Requirement: Copy all lines holding the word "matplotlib" from the entries.

Source code of charts
═══
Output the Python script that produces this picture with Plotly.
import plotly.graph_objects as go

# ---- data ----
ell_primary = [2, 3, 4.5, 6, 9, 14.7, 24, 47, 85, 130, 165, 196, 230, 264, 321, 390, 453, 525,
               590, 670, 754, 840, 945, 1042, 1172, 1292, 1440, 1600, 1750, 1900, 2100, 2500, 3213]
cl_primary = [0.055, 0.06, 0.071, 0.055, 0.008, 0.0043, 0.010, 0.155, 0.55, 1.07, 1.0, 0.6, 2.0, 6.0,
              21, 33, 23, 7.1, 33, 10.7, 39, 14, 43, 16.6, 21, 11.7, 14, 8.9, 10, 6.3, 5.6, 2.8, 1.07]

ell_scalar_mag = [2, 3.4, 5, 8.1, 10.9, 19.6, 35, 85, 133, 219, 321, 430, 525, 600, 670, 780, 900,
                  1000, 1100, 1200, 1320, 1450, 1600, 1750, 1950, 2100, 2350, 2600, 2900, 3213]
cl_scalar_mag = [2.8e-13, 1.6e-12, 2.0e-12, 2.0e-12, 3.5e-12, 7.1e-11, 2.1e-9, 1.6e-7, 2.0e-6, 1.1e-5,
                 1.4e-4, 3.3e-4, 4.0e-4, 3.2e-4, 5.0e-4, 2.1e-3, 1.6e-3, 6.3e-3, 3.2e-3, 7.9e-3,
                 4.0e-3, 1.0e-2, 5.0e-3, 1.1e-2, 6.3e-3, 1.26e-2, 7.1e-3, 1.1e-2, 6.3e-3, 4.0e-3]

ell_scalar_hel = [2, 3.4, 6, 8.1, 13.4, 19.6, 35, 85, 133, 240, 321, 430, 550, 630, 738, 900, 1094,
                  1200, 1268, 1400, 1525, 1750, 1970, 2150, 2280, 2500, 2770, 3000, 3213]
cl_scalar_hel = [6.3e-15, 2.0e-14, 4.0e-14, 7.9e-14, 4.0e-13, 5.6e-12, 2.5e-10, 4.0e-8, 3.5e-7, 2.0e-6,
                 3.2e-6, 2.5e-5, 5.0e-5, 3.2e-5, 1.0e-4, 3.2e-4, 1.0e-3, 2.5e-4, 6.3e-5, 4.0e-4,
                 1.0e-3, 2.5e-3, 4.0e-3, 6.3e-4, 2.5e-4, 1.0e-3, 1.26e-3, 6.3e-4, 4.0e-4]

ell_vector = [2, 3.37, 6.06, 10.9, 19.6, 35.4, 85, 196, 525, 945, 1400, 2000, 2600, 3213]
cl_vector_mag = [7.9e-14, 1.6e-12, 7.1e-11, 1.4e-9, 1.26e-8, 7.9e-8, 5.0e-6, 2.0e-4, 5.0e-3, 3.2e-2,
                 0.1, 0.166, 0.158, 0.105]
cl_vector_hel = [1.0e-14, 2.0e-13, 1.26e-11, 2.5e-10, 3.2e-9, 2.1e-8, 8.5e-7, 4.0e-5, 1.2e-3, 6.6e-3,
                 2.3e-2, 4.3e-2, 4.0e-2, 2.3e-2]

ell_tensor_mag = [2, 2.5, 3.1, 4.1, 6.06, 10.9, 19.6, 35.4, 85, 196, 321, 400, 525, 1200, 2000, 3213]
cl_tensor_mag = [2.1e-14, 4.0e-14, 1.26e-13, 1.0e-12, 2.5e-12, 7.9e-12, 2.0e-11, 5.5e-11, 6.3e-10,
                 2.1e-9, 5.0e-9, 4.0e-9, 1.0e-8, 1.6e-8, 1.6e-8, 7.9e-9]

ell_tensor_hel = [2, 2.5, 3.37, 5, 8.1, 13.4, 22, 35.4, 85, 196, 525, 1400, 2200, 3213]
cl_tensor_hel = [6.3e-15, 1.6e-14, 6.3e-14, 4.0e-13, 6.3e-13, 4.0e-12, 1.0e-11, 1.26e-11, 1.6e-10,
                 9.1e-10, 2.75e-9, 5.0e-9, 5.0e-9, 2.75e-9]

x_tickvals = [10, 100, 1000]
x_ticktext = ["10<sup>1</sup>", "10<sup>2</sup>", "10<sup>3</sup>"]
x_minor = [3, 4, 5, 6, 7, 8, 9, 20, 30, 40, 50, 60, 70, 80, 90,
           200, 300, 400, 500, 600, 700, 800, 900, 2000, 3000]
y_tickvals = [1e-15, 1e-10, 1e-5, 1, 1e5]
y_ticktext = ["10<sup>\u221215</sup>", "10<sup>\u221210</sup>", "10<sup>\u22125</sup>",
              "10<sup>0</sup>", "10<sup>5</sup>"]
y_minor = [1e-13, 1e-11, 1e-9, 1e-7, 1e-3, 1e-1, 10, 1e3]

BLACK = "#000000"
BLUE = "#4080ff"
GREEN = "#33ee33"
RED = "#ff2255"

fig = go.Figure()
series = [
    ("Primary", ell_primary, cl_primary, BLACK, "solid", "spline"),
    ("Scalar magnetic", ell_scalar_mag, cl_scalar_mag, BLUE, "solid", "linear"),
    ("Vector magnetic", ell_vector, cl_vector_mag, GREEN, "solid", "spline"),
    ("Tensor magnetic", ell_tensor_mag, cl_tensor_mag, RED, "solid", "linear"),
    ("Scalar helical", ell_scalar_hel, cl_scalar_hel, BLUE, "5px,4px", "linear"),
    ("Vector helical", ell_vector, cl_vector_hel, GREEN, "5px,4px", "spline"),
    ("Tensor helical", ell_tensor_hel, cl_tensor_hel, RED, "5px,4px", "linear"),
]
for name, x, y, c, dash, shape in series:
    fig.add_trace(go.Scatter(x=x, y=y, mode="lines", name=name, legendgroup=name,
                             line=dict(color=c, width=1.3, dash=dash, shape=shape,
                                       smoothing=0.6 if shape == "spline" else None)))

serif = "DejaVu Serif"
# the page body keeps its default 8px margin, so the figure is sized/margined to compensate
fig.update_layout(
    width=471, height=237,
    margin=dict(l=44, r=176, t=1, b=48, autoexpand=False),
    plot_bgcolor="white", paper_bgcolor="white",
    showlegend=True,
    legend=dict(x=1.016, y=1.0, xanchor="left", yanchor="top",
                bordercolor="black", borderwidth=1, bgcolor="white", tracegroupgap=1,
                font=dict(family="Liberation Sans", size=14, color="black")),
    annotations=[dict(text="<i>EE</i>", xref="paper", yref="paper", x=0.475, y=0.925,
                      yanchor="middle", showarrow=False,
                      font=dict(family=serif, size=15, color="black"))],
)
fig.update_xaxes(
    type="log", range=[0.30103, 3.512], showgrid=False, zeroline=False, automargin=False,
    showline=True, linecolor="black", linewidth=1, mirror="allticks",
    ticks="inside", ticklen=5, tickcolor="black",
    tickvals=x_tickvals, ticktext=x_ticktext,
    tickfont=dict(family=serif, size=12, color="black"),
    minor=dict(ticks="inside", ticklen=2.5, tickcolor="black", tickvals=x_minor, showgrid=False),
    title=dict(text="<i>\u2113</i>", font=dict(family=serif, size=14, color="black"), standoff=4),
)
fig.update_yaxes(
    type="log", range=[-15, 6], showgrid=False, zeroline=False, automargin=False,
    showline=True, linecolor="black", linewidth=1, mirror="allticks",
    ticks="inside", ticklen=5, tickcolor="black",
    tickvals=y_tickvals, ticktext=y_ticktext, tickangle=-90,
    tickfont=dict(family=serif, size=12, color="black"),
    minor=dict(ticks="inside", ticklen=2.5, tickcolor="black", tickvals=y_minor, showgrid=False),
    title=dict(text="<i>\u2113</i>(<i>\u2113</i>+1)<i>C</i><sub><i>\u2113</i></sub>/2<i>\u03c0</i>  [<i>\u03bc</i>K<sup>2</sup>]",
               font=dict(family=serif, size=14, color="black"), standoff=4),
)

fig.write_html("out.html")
═══
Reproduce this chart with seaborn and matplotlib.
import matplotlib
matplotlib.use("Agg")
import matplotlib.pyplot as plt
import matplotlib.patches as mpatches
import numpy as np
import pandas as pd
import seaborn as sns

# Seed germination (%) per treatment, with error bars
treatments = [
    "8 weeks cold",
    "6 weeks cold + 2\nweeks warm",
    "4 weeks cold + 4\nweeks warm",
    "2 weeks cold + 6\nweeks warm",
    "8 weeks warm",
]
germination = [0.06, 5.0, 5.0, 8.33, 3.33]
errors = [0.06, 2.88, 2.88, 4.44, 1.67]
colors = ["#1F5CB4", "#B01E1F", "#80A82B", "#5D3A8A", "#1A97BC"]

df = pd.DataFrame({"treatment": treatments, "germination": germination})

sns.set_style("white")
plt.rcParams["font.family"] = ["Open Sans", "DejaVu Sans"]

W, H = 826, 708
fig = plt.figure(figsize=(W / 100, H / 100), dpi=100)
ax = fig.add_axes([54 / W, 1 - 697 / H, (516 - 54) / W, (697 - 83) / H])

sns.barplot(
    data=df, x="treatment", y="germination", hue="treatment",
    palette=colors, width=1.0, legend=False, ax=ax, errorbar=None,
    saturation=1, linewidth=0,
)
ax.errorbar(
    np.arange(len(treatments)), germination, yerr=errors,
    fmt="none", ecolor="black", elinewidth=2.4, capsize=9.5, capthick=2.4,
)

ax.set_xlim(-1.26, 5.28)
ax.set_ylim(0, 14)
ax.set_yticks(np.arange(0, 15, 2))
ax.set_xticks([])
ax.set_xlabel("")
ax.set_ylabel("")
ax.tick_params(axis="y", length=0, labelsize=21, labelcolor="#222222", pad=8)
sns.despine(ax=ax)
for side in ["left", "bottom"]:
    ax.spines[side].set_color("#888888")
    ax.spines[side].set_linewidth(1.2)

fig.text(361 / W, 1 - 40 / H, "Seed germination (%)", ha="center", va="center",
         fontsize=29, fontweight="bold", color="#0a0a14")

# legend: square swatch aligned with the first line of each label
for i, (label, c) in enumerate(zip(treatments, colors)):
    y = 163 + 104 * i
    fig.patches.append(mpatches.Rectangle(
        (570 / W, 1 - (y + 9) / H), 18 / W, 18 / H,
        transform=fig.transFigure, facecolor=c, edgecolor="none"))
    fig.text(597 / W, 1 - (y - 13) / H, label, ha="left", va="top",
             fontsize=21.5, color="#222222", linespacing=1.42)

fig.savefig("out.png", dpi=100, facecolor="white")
═══
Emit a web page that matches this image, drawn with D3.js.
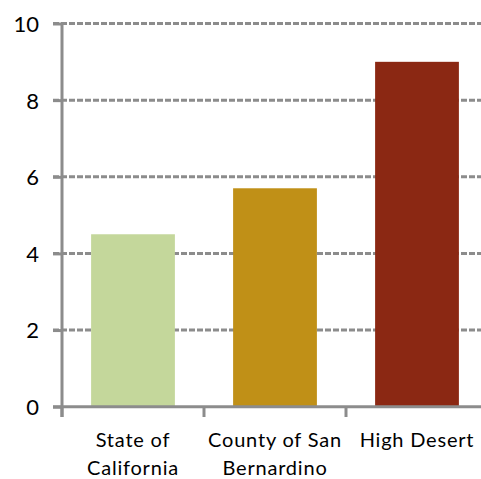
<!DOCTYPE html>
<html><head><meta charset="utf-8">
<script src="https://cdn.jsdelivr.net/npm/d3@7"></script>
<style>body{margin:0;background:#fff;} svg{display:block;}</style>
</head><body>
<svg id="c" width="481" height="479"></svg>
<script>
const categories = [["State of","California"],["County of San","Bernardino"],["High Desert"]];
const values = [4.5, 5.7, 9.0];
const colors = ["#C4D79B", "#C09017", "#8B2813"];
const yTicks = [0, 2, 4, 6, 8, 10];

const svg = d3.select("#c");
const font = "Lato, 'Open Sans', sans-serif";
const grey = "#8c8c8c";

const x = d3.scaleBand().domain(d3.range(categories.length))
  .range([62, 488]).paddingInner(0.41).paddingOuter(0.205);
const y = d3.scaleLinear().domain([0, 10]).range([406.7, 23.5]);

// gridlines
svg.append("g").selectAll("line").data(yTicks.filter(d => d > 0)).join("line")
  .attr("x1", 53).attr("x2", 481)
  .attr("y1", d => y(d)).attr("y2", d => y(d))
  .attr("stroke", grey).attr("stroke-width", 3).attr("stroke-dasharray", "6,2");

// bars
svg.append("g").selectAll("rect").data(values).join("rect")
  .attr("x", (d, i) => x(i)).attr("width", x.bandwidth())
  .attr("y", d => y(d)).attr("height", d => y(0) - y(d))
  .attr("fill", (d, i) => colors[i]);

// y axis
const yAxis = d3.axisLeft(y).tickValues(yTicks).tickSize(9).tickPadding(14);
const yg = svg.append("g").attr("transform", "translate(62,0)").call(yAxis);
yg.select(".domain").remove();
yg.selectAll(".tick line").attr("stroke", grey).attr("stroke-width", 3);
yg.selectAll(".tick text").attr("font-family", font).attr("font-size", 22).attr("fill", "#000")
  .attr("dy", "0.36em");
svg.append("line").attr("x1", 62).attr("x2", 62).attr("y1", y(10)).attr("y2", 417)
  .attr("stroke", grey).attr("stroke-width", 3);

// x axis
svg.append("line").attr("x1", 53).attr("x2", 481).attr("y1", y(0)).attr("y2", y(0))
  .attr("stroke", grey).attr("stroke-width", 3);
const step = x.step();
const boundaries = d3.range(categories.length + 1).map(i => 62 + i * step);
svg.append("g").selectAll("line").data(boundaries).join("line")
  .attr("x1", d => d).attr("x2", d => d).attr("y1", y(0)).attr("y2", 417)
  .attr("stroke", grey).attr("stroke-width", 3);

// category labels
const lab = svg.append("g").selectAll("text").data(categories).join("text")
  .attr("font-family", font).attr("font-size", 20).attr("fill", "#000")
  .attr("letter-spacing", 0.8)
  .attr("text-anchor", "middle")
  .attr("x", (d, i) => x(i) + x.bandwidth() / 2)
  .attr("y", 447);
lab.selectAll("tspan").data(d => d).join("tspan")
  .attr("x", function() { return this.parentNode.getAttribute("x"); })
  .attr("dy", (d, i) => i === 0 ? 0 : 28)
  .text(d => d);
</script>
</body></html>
═══
Response:
Reproduce this chart with seaborn and matplotlib.
import matplotlib
matplotlib.use("Agg")
import matplotlib.pyplot as plt
import matplotlib.patches as mpatches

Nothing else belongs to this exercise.